Re: [PATCH v3] KVM: VMX: fix lockdep warning on posted intr wakeup

Sean Christopherson <seanjc@xxxxxxxxxx> · Thu, 30 Mar 2023 11:14:27 -0700

On Thu, Mar 30, 2023, Yan Zhao wrote:
> On Wed, Mar 29, 2023 at 01:51:23PM +0200, Paolo Bonzini wrote:
> > On 3/29/23 03:53, Yan Zhao wrote:
> > > Yes, there's no actual deadlock currently.
> > > 
> > > But without fixing this issue, debug_locks will be set to false along
> > > with below messages printed. Then lockdep will be turned off and any
> > > other lock detections like lockdep_assert_held()... will not print
> > > warning even when it's obviously violated.
> > 
> > Can you use lockdep subclasses, giving 0 to the sched_in path and 1 to the
> > sched_out path?
> 
> Yes, thanks for the suggestion!
> This can avoid this warning of "possible circular locking dependency".
> 
> I tried it like this:
> - in sched_out path:
>   raw_spin_lock_nested(&per_cpu(wakeup_vcpus_on_cpu_lock, vcpu->cpu), 1);
> 
> - in irq and sched_in paths:
>   raw_spin_lock(&per_cpu(wakeup_vcpus_on_cpu_lock, vcpu->cpu));
> 
> But I have a concern:
> If sched_in path removes vcpu A from wakeup list of its previous pcpu A,
> and at the mean time, sched_out path adds vcpu B to the wakeup list of
> pcpu A, the sched_in and sched_out paths should race for the same
> subclass of lock.
> But if sched_in path only holds subclass 0, and sched_out path holds
> subclass 1, then lockdep would not warn of "possible circular locking
> dependency" if someone made a change as below in sched_in path.
> 
> if (pi_desc->nv == POSTED_INTR_WAKEUP_VECTOR) {
>             raw_spin_lock(&per_cpu(wakeup_vcpus_on_cpu_lock, vcpu->cpu));
>             list_del(&vmx->pi_wakeup_list);
> +            raw_spin_lock(&current->pi_lock);
> +            raw_spin_unlock(&current->pi_lock);
>             raw_spin_unlock(&per_cpu(wakeup_vcpus_on_cpu_lock, vcpu->cpu));
> }
> 
> While with v3 of this patch (sched_in path holds both out_lock and in_lock),
> lockdep is still able to warn about this issue.

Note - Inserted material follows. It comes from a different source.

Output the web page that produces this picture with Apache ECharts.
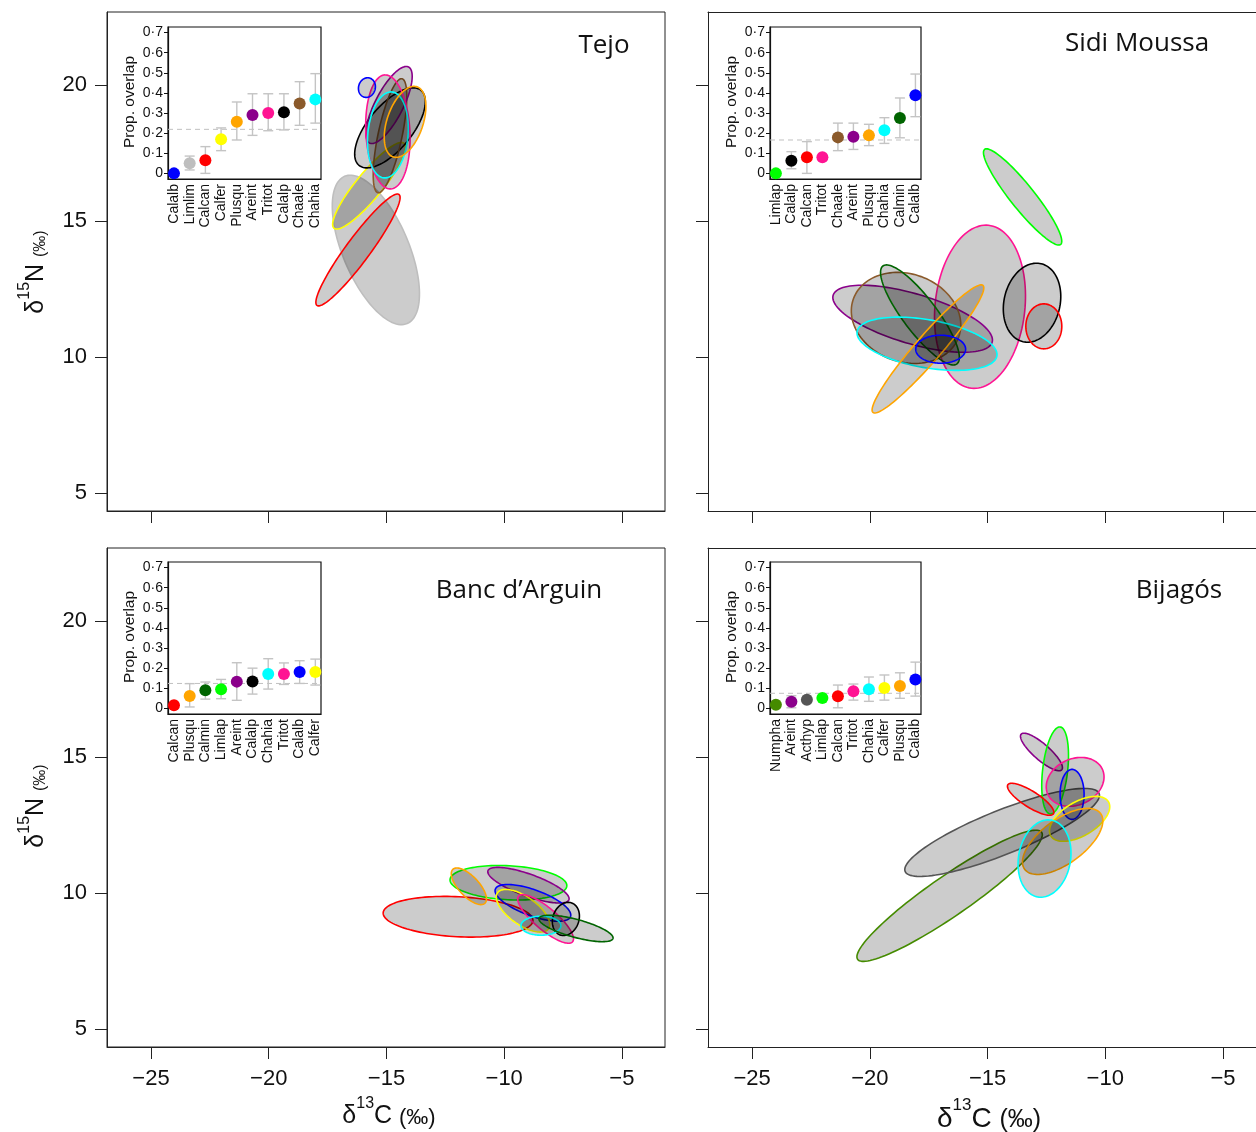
<!DOCTYPE html>
<html><head><meta charset="utf-8">
<script src="https://cdn.jsdelivr.net/npm/echarts@6/dist/echarts.min.js"></script>
<style>html,body{margin:0;padding:0;background:#fff}#c{width:1256px;height:1132px}</style>
</head><body><div id="c"></div><script>
// ---------------- DATA ----------------
const xTicks = [-25, -20, -15, -10, -5];
const yTicks = [5, 10, 15, 20];
const insetTicks = [0, 0.1, 0.2, 0.3, 0.4, 0.5, 0.6, 0.7];
const panelTitles = ['Tejo', 'Sidi Moussa', 'Banc d\u2019Arguin', 'Bijag\u00f3s'];

// Inset: proportional overlap (mean, lower, upper) per species
const tejoNames   = ['Calalb','Limlim','Calcan','Calfer','Plusqu','Areint','Tritot','Calalp','Chaale','Chahia'];
const tejoOverlap = [0, 0.05, 0.065, 0.17, 0.257, 0.29, 0.30, 0.304, 0.347, 0.368];
const tejoLow     = [null, 0.017, 0, 0.113, 0.166, 0.189, 0.212, 0.216, 0.239, 0.25];
const tejoHigh    = [null, 0.086, 0.133, 0.226, 0.355, 0.396, 0.396, 0.396, 0.456, 0.496];
const tejoMean    = 0.219;

const sidiNames   = ['Limlap','Calalp','Calcan','Tritot','Chaale','Areint','Plusqu','Chahia','Calmin','Calalb'];
const sidiOverlap = [0, 0.063, 0.08, 0.08, 0.179, 0.182, 0.189, 0.214, 0.275, 0.388];
const sidiLow     = [null, 0.023, 0, null, 0.113, 0.119, 0.138, 0.149, 0.177, 0.282];
const sidiHigh    = [null, 0.108, 0.158, null, 0.25, 0.25, 0.244, 0.277, 0.375, 0.494];
const sidiMean    = 0.166;

const bancNames   = ['Calcan','Plusqu','Calmin','Limlap','Areint','Calalp','Chahia','Tritot','Calalb','Calfer'];
const bancOverlap = [0.015, 0.061, 0.09, 0.095, 0.133, 0.134, 0.171, 0.171, 0.181, 0.181];
const bancLow     = [null, 0.007, 0.046, 0.048, 0.04, 0.071, 0.096, 0.119, 0.124, 0.116];
const bancHigh    = [null, 0.123, 0.131, 0.144, 0.227, 0.2, 0.247, 0.226, 0.237, 0.245];
const bancMean    = 0.124;

const bijaNames   = ['Numpha','Areint','Acthyp','Limlap','Calcan','Tritot','Chahia','Calfer','Plusqu','Calalb'];
const bijaOverlap = [0.018, 0.033, 0.043, 0.051, 0.06, 0.085, 0.095, 0.101, 0.111, 0.144];
const bijaLow     = [null, 0.003, null, null, 0.003, 0.041, 0.035, 0.041, 0.05, 0.061];
const bijaHigh    = [null, 0.063, null, null, 0.116, 0.121, 0.156, 0.166, 0.177, 0.23];
const bijaMean    = 0.075;

// Ellipses: [species, centre d13C, centre d15N, semi-axis u (dC, dN), conjugate semi-axis v (dC, dN)] in permil
const tejoEllipses = [
  ['Limlim', -15.45, 13.93, 1.328, -2.706, 1.29, 0.474],
  ['Calcan', -16.21, 13.93, 1.741, 2.04, 0.41, -0.262],
  ['Calfer', -15.74, 16.29, 1.486, 1.563, 0.427, -0.304],
  ['Calalp', -14.85, 18.42, 1.316, 1.379, 0.72, -0.515],
  ['Chaale', -14.85, 18.13, 0.51, 2.096, 0.499, -0.091],
  ['Areint', -14.89, 19.26, 0.828, 1.397, 0.529, -0.235],
  ['Tritot', -14.94, 18.27, -0.127, 2.096, 0.934, 0.043],
  ['Chahia', -14.94, 18.16, 0.17, 1.58, 0.849, -0.07],
  ['Plusqu', -14.21, 18.64, 0.51, 1.287, 0.723, -0.215],
  ['Calalb', -15.83, 19.90, 0.12, 0.35, 0.34, -0.09]
];
const sidiEllipses = [
  ['Limlap', -13.51, 15.88, 1.614, -1.746, 0.398, 0.276],
  ['Tritot', -15.32, 11.84, 0.361, 2.996, 1.898, -0.171],
  ['Calalp', -13.11, 11.99, 0.382, 1.434, 1.159, -0.232],
  ['Calcan', -12.61, 11.12, 0, 0.827, 0.764, 0],
  ['Areint', -18.18, 11.40, 3.376, -0.864, -0.30, -0.879],
  ['Chaale', -18.46, 11.43, 2.234, -0.705, -0.641, -1.519],
  ['Calmin', -17.87, 11.54, 1.571, -1.801, 0.576, 0.376],
  ['Chahia', -17.57, 10.48, 2.968, -0.452, -0.177, -0.868],
  ['Plusqu', -17.53, 10.29, 2.335, 2.335, 0.417, -0.313],
  ['Calalb', -16.99, 10.28, 1.06, 0, 0, 0.515]
];
const bancEllipses = [
  ['Calcan', -11.96, 9.12, 3.18, -0.143, -0.045, -0.735],
  ['Limlap', -9.82, 10.37, 2.48, -0.114, -0.038, -0.625],
  ['Plusqu', -11.50, 10.24, 0.679, -0.625, -0.31, -0.253],
  ['Areint', -8.97, 10.28, 1.72, -0.533, -0.158, -0.381],
  ['Calalb', -8.78, 9.63, 1.597, -0.504, -0.189, -0.449],
  ['Calfer', -9.20, 9.34, 1.083, -0.662, -0.343, -0.421],
  ['Tritot', -8.24, 9.04, 1.146, -0.838, -0.30, -0.309],
  ['Calalp', -7.38, 9.04, 0.246, 0.588, 0.52, -0.163],
  ['Chahia', -8.44, 8.79, 0.849, 0, 0, 0.349],
  ['Calmin', -6.95, 8.69, 1.571, -0.368, -0.1, -0.319]
];
const bijaEllipses = [
  ['Numpha', -16.61, 9.89, 3.907, 2.335, 0.482, -0.605],
  ['Acthyp', -14.38, 12.22, 4.119, 1.434, 0.349, -0.75],
  ['Areint', -12.71, 15.18, 0.862, -0.654, -0.224, -0.221],
  ['Limlap', -12.13, 14.50, 0.212, 1.599, 0.527, -0.051],
  ['Calcan', -13.17, 13.44, 0.968, -0.533, -0.183, -0.248],
  ['Tritot', -11.28, 14.08, 1.155, 0.467, 0.414, -0.767],
  ['Calalb', -11.41, 13.62, 0, 0.919, 0.51, 0],
  ['Calfer', -11.09, 12.72, 1.227, 0.625, 0.366, -0.539],
  ['Plusqu', -11.81, 11.89, 1.614, 1.024, 0.552, -0.653],
  ['Chahia', -12.58, 11.26, 0.289, 1.412, 1.087, -0.167]
];

// ---------------- STYLE ----------------
const COLORS = {Calalb:'#0000FF', Limlim:'#BEBEBE', Calcan:'#FF0000', Calfer:'#FFFF00', Plusqu:'#FFA500',
  Areint:'#8B008B', Tritot:'#FF1493', Calalp:'#000000', Chaale:'#8B5A2B', Chahia:'#00FFFF',
  Limlap:'#00FF00', Calmin:'#006400', Numpha:'#458B00', Acthyp:'#555555'};
const FONT = 'Liberation Sans';

const panels = [
  {names: tejoNames, ov: tejoOverlap, lo: tejoLow, hi: tejoHigh, mean: tejoMean, ell: tejoEllipses},
  {names: sidiNames, ov: sidiOverlap, lo: sidiLow, hi: sidiHigh, mean: sidiMean, ell: sidiEllipses},
  {names: bancNames, ov: bancOverlap, lo: bancLow, hi: bancHigh, mean: bancMean, ell: bancEllipses},
  {names: bijaNames, ov: bijaOverlap, lo: bijaLow, hi: bijaHigh, mean: bijaMean, ell: bijaEllipses}
];
// right-hand panels run off the page edge: narrower visible box, same scale
const mainBoxes = [
  {left: 107, top: 12, width: 558, xmax: -3.17, border: true},
  {left: 708, top: 12, width: 548, xmax: -3.60, border: false},
  {left: 107, top: 548, width: 558, xmax: -3.17, border: true},
  {left: 708, top: 548, width: 548, xmax: -3.60, border: false}
];
const insetBoxes = [
  {left: 168, top: 27, width: 153}, {left: 770, top: 27, width: 151},
  {left: 168, top: 562, width: 153}, {left: 770, top: 562, width: 151}
];
const titlePos = [[604, 46], [1137, 44], [519, 591], [1179, 591]];

const grid = [], xAxis = [], yAxis = [], series = [];
const fmtMinus = v => (v < 0 ? '\u2212' : '') + Math.abs(v);

mainBoxes.forEach((b, i) => {
  grid.push({left: b.left, top: b.top, width: b.width, height: 499, show: b.border, borderColor: '#222', borderWidth: 1, z: 0});
  xAxis.push({gridIndex: i, type: 'value', min: -26.87, max: b.xmax,
    axisLine: {show: true, onZero: false, lineStyle: {color: '#222', width: 1}},
    axisTick: {show: true, length: 12, customValues: xTicks, lineStyle: {color: '#222'}},
    axisLabel: {show: i >= 2, customValues: xTicks, formatter: fmtMinus, margin: 21, fontSize: 22, color: '#111', fontFamily: FONT},
    splitLine: {show: false}});
  yAxis.push({gridIndex: i, type: 'value', min: 4.33, max: 22.68,
    axisLine: {show: true, onZero: false, lineStyle: {color: '#222', width: 1}},
    axisTick: {show: true, length: 12, customValues: yTicks, lineStyle: {color: '#222'}},
    axisLabel: {show: i % 2 === 0, customValues: yTicks, margin: 20, fontSize: 22, color: '#111', fontFamily: FONT},
    splitLine: {show: false}});
});
insetBoxes.forEach((b, j) => {
  const i = 4 + j;
  const names = panels[j].names;
  grid.push({left: b.left, top: b.top, width: b.width, height: 152, show: true, borderColor: '#111', borderWidth: 1.2, backgroundColor: '#fff', z: 5});
  xAxis.push({gridIndex: i, type: 'value', min: 0.62, max: 10.36, z: 6,
    axisLine: {show: true, onZero: false, lineStyle: {color: '#111', width: 1.2}},
    axisTick: {show: false},
    axisLabel: {show: true, customValues: [1,2,3,4,5,6,7,8,9,10], rotate: 90, margin: 5,
      formatter: v => names[Math.round(v) - 1] || '', fontSize: 14, color: '#111', fontFamily: FONT},
    splitLine: {show: false}});
  yAxis.push({gridIndex: i, type: 'value', min: -0.028, max: 0.728, z: 6,
    axisLine: {show: true, onZero: false, lineStyle: {color: '#111', width: 1.2}},
    axisTick: {show: true, length: 4, customValues: insetTicks, lineStyle: {color: '#111'}},
    axisLabel: {show: true, customValues: insetTicks, margin: 5, fontSize: 14, color: '#111', fontFamily: FONT,
      formatter: v => v < 0.001 ? '0' : v.toFixed(1).replace('.', '\u00b7')},
    splitLine: {show: false}});
});
// top frame line for the right-hand panels (no right border visible there)
[1, 3].forEach(i => {
  xAxis.push({gridIndex: i, type: 'value', position: 'top', min: -26.87, max: mainBoxes[i].xmax,
    axisLine: {show: true, onZero: false, lineStyle: {color: '#222', width: 1}},
    axisTick: {show: false}, axisLabel: {show: false}, splitLine: {show: false}});
});

panels.forEach((p, j) => {
  const ell = p.ell;
  series.push({type: 'custom', xAxisIndex: j, yAxisIndex: j, clip: true, z: 2,
    data: ell.map(e => [e[1], e[2]]), encode: {x: 0, y: 1},
    renderItem: (params, api) => {
      const e = ell[params.dataIndex];
      const pts = [];
      for (let k = 0; k <= 120; k++) {
        const t = k / 120 * 2 * Math.PI;
        pts.push(api.coord([e[1] + e[3] * Math.cos(t) + e[5] * Math.sin(t), e[2] + e[4] * Math.cos(t) + e[6] * Math.sin(t)]));
      }
      return {type: 'polygon', shape: {points: pts}, style: {fill: 'rgba(0,0,0,0.2)', stroke: COLORS[e[0]], lineWidth: 1.6}};
    }});
  const ax = 4 + j;
  series.push({type: 'line', xAxisIndex: ax, yAxisIndex: ax, z: 6, symbol: 'none', silent: true,
    data: [[0.62, p.mean], [10.36, p.mean]], lineStyle: {color: '#C0C0C0', width: 1, type: [5, 4]}});
  const eb = p.ov.map((v, k) => [k + 1, p.lo[k], p.hi[k]]).filter(d => d[1] !== null);
  series.push({type: 'custom', xAxisIndex: ax, yAxisIndex: ax, z: 7, data: eb, encode: {x: 0, y: [1, 2]},
    renderItem: (params, api) => {
      const lo = api.coord([api.value(0), api.value(1)]);
      const hi = api.coord([api.value(0), api.value(2)]);
      const st = {stroke: '#C4C4C4', lineWidth: 1.4};
      return {type: 'group', children: [
        {type: 'line', shape: {x1: lo[0], y1: lo[1], x2: hi[0], y2: hi[1]}, style: st},
        {type: 'line', shape: {x1: lo[0] - 5, y1: lo[1], x2: lo[0] + 5, y2: lo[1]}, style: st},
        {type: 'line', shape: {x1: hi[0] - 5, y1: hi[1], x2: hi[0] + 5, y2: hi[1]}, style: st}
      ]};
    }});
  series.push({type: 'scatter', xAxisIndex: ax, yAxisIndex: ax, z: 8, symbolSize: 12,
    itemStyle: {opacity: 1},
    data: p.ov.map((v, k) => ({value: [k + 1, v], itemStyle: {color: COLORS[p.names[k]], opacity: 1}}))});
});

const graphic = [];
titlePos.forEach((t, i) => {
  graphic.push({type: 'text', x: t[0], y: t[1], z: 20, style: {text: panelTitles[i], fontFamily: 'Open Sans', fontSize: 26,
    fill: '#111', textAlign: 'center', textVerticalAlign: 'middle'}});
});
insetBoxes.forEach(b => {
  graphic.push({type: 'text', x: b.left - 38, y: b.top + 75, rotation: Math.PI / 2, z: 20,
    style: {text: 'Prop. overlap', fontFamily: FONT, fontSize: 15.5, fill: '#111', textAlign: 'center', textVerticalAlign: 'middle'}});
});
const richX = (s) => ({
  a: {fontFamily: FONT, fontSize: s, lineHeight: s + 8, fill: '#111', verticalAlign: 'bottom'},
  sup: {fontFamily: FONT, fontSize: Math.round(s * 0.62), lineHeight: s + 8, fill: '#111', verticalAlign: 'top'},
  p: {fontFamily: FONT, fontSize: Math.round(s * 0.88), lineHeight: s + 8, fill: '#111', verticalAlign: 'bottom'}
});
graphic.push({type: 'text', x: 389, y: 1112, z: 20, style: {text: '{a|\u03b4}{sup|13}{a|C }{p|(\u2030)}', rich: richX(25), textAlign: 'center', textVerticalAlign: 'middle'}});
graphic.push({type: 'text', x: 989, y: 1115, z: 20, style: {text: '{a|\u03b4}{sup|13}{a|C }{p|(\u2030)}', rich: richX(28), textAlign: 'center', textVerticalAlign: 'middle'}});
[272, 806].forEach(y => {
  graphic.push({type: 'text', x: 33, y: y, rotation: Math.PI / 2, z: 20,
    style: {text: '{a|\u03b4}{sup|15}{a|N }{p|(\u2030)}', rich: {
      a: {fontFamily: FONT, fontSize: 25, lineHeight: 32, fill: '#111', verticalAlign: 'bottom'},
      sup: {fontFamily: FONT, fontSize: 16, lineHeight: 32, fill: '#111', verticalAlign: 'top'},
      p: {fontFamily: FONT, fontSize: 16, lineHeight: 32, fill: '#111', verticalAlign: 'bottom'}
    }, textAlign: 'center', textVerticalAlign: 'middle'}});
});

const chart = echarts.init(document.getElementById('c'), null, {renderer: 'canvas'});
chart.setOption({animation: false, backgroundColor: '#fff', grid, xAxis, yAxis, series, graphic});
</script></body></html>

Couldn't we just add a manual assertion?  That'd also be a good location for a
comment to document all of this, and to clarify that current->pi_lock is a
completely different lock that has nothing to do with posted interrupts.

It's not foolproof, but any patches that substantially touch this code need a
ton of scrutiny as the scheduling interactions are gnarly, i.e. IMO a deadlock
bug sneaking in is highly unlikely.

diff --git a/arch/x86/kvm/vmx/posted_intr.c b/arch/x86/kvm/vmx/posted_intr.c
index 94c38bea60e7..19325a10e42f 100644
--- a/arch/x86/kvm/vmx/posted_intr.c
+++ b/arch/x86/kvm/vmx/posted_intr.c
@@ -90,6 +90,7 @@ void vmx_vcpu_pi_load(struct kvm_vcpu *vcpu, int cpu)
         */
        if (pi_desc->nv == POSTED_INTR_WAKEUP_VECTOR) {
                raw_spin_lock(&per_cpu(wakeup_vcpus_on_cpu_lock, vcpu->cpu));
+               lockdep_assert_not_held(&current->pi_lock);
                list_del(&vmx->pi_wakeup_list);
                raw_spin_unlock(&per_cpu(wakeup_vcpus_on_cpu_lock, vcpu->cpu));
        }